Michael D’Angelo, Staff
Pictured above is the price index of Tulips from the infamous Tulip bubble burst of the 1600s in the Dutch Netherlands. The tulip bubble burst is the first ever recorded financial bubble in history.
Chances are if you checked the financial markets on Tuesday morning, indices were in the red. Many investors were concerned with a large federal stimulus package, the recent rise in commodities, and a rise in the 10-year U.S. Treasury Bond. Headlines regarding Michael Burry’s prediction about hyperinflation, Treasury Bonds, and WTI Crude Oil exploding to over $60 a barrel flooded the news on Monday and investors were alarmed. Tuesday’s open saw the tech heavy NASDAQ dropping nearly 3 percent.
Amid growing concerns among investors, talks of a potential financial bubble, which occurs when asset prices become based on inconsistent and irrational views about the future, surfaced and Ray Dalio’s bubble indicator found 50 of the 1,000 biggest companies are in extreme bubbles. Although this is only half of the companies considered in a bubble from the Dot Com burst, investors should certainly take notice but not let news headlines deter from their equity investing.
Nonetheless, financial bubbles and investor psychology is still a fascinating topic. I recently became interested in the concept of financial bubbles after picking up a copy of the novel, Irrational Exuberance by Economist J.D. Shiller. In his book, Shiller accurately predicted the housing crisis and suggests monetary policy tools to ease the consequences of financial bubbles. The term “Irrational Exuberance” was coined by former Fed Chairman, Alan Greenspan, in the late 1980s. Below is the breakdown and examination of the history of bubbles.
Financial bubbles have occurred all throughout history; In the 1630s, the Dutch went crazy for Tulip bulbs. The price soared from 1636 to 1637 and many went so far as selling their homes to purchase the simple garden plant. Eventually, the mass hysteria surrounding tulips faded and the price of tulips declined 90 percent..
Do you remember Isaac Newton, the pioneer of the concept of gravity?
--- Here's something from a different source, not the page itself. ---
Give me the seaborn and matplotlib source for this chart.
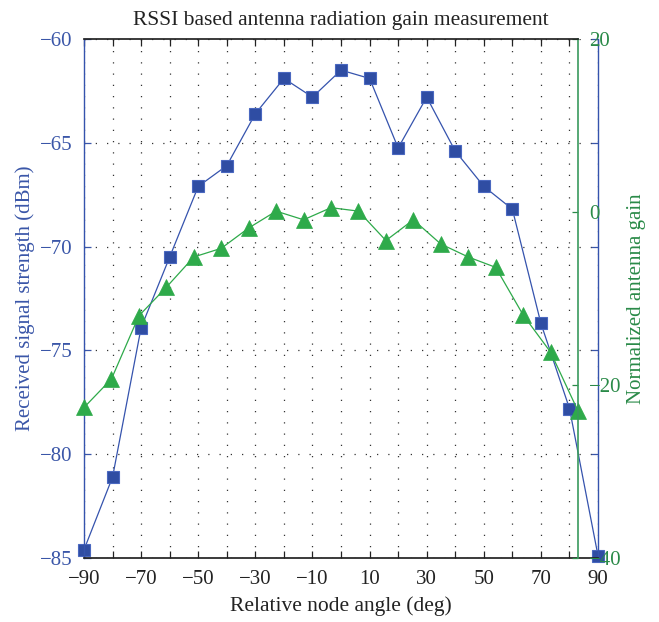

Well, Newton was burned hard and lost a fortune when the South Sea Company bubble burst in the 1720s. The South Sea Company was promised a monopoly by the British government to trade in South American colonies. British investors dived headfirst into the South Sea and the stock reached a high over 1,000 pounds and then came down after news of fraud and the monopoly fell out.
Bubbles are no phenomena to the past as we have seen in the modern era. The Japanese real estate and equity markets exploded in the late 1980s and then came down. The Dotcom bubble occurred in the United States in the late 1990s to early 2000s when investors dived into tech and internet stocks. The most recent bubble occurred with the U.S. housing market in the late 2000s to 2010s. Housing prices increased dramatically leading many investors to falsely believe the inability of the housing market to crash. The market declined dramatically, due to an excess of subprime mortgage loans, followed by the global recession due to mortgage securitization.
History certainly has a knack of repeating itself and we could be seeing another bubble occur in any sector of the economy. With bubbles and investor mania creating a collapse of asset prices, the key to surviving the next bubble is to rely less on weekend worrying, where we, as retail investors or institutional investors, absorb weekly news on the weekend leading to a belief in an economic doom at the start of a new week. To take from Peter Lynch, we should not get scared out of stocks.
One thought on “Don’t be afraid of stocks: an examination of financial bubbles and their history”
The author of IRRATIONAL EXUBERANCE, published by Princeton University Press, is Robert Shiller, not J.D. Shiller. I am the editor of this book. Peter J. Dougherty, La Salle, ’71.